A “popular” vote does not immunize unconstitutional content.
B. The measure must be legislative, not administrative or adjudicative
Initiative and referendum are legislative in nature. They are not designed to:
- decide specific disputes (adjudication),
- direct executive discretion on individualized matters (administration),
- or substitute for judicial or quasi-judicial processes.
C. For constitutional initiative: amendment only, not revision
A proposal that substantially restructures government (for example, changing the system in a way that alters fundamental architecture) risks being treated as a revision, outside the scope of Article XVII, Section 2 initiative.
D. The informed-consent problem (text vs slogan)
One of the most persistent doctrinal concerns is whether:
- the petition and signature-gathering process reflects assent to the actual measure, and
- the electorate is voting on a question that is fairly presented and legally coherent.
XI. Policy and institutional context: why initiative and referendum remain rare
Even with a constitutional foundation, direct lawmaking tends to be uncommon because:
- Signature thresholds are high, especially with district-distribution requirements.
- Verification is administratively heavy (and disputes are common).
- Drafting quality matters: poorly drafted measures can fail legal scrutiny or collapse in implementation.
- National issues are complex: translating policy into statutory language is difficult.
- Litigation risk is substantial, especially for constitutional initiatives.
This does not negate the constitutional design; it explains why initiative and referendum function more as a reserve power than a routine lawmaking channel.

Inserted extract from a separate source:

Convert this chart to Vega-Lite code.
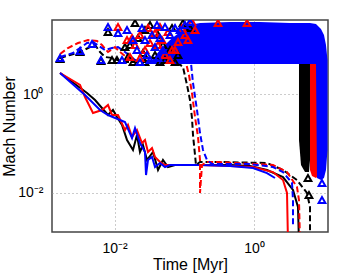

XII. Bottom line: initiative and referendum as “reserved” legislative power in Philippine constitutionalism
Initiative and referendum in the Philippines are best understood as:
- a constitutionally recognized fragment of legislative power retained by the people,
- structured by enabling statutes and administered through COMELEC-supervised electoral processes, and
- constrained by constitutional limits and Supreme Court doctrine, particularly when used as a vehicle for constitutional change.
In ordinary legislation and local lawmaking, initiative and referendum remain constitutionally grounded tools of direct democracy. In constitutional amendments, the text recognizes the mechanism, but jurisprudence has imposed demanding requirements that have, historically, made successful constitutional initiative exceptionally difficult.